A Daines spokesperson told Yahoo News: “Senator Daines believes it is just common sense to send unused tax dollars back to the Treasury Department. This should be something all members of Congress can agree on.”
Alex Taurel, the deputy legislative director at the LCV, told Yahoo News, “We need supposed supporters of the program to actually step up. This is a moment where it’s not enough to just be a co-sponsor of the bill or speak at a press conference. We actually need to demand real action from Republican leaders.”
Casey Contres, a press secretary for Gardner, called the attack by LCV “pretty crazy, confusing and unfortunate.”
“They voted to advance debate — but the bill never came up for vote. If anything – this may be a story about a group falsely accusing Sen. Gardner over something they know he’s doing a lot of work on,” Contres told Yahoo News. “The amendment was backed by Burr and several others that would have restored the $16 million. However, since the legislation was never voted on, Gardner couldn’t offer the amendment.”
So, where do we stand? There’s a widely beloved federal program with bipartisan support, despite disagreements over how it’s implemented, that has prompted environmentalist groups and politicians to attack and praise each other in equal measure for their alleged support or lack thereof for the program. In short, something so beloved that it could have brought Republicans and Democrats together has become a political football.

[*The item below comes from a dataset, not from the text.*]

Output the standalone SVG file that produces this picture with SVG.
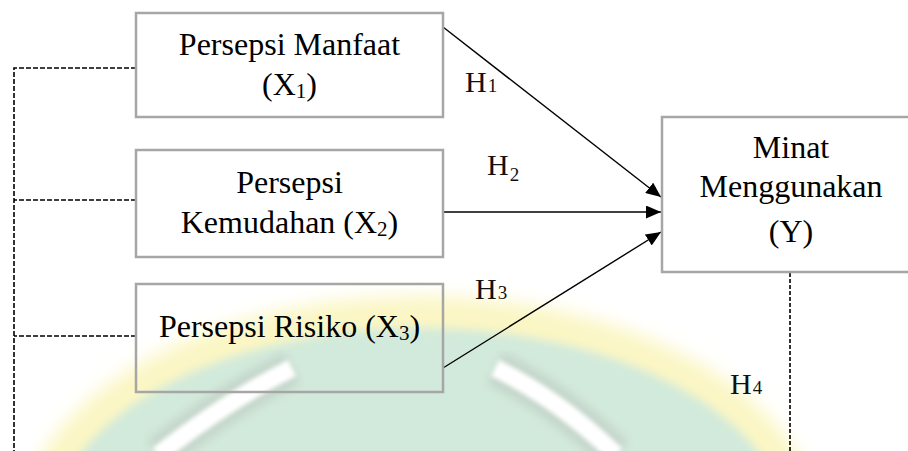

Kelly M. Reed, the vice president of government relations for the Conservation Fund, an environmental nonprofit, said it can be difficult to glean a politician’s motivations behind larger votes that include LWCF. She said there’s enormous support whenever there’s a standalone LWCF vote. The anti-LWCF Lankford amendment in April 2016 was defeated in the Senate by 18 Republicans and 45 Democrats. The Senate passed an energy bill that month that included permanent LWCF reauthorization by 85 votes. However, legislators never resolved the House and Senate differences before the 114th Congress ended on Jan. 3, 2017, and all legislation had to start at square one for the current 115th Congress.
Reed pointed out that the same LWCF language was included in the 2017 Senate Energy and Natural Resources Committee’s energy bill, but it has not yet come to the floor for a vote. She said this would permanently reauthorize but not permanently fund LWCF.
Reed characterized the LWCF as a “grand bargain” between resource extraction and resource protection on behalf of the American people, and that has financial reverberations that make it an important economic engine.
“LWCF is such a win-win program with huge support, significant and widespread benefit at no cost to the taxpayers, all the benefits to the American public and significant state and local control. What’s not to like about it?” Reed said. “It would be inexcusable for the United States Congress not to reauthorize it and continue to advance this American priority.”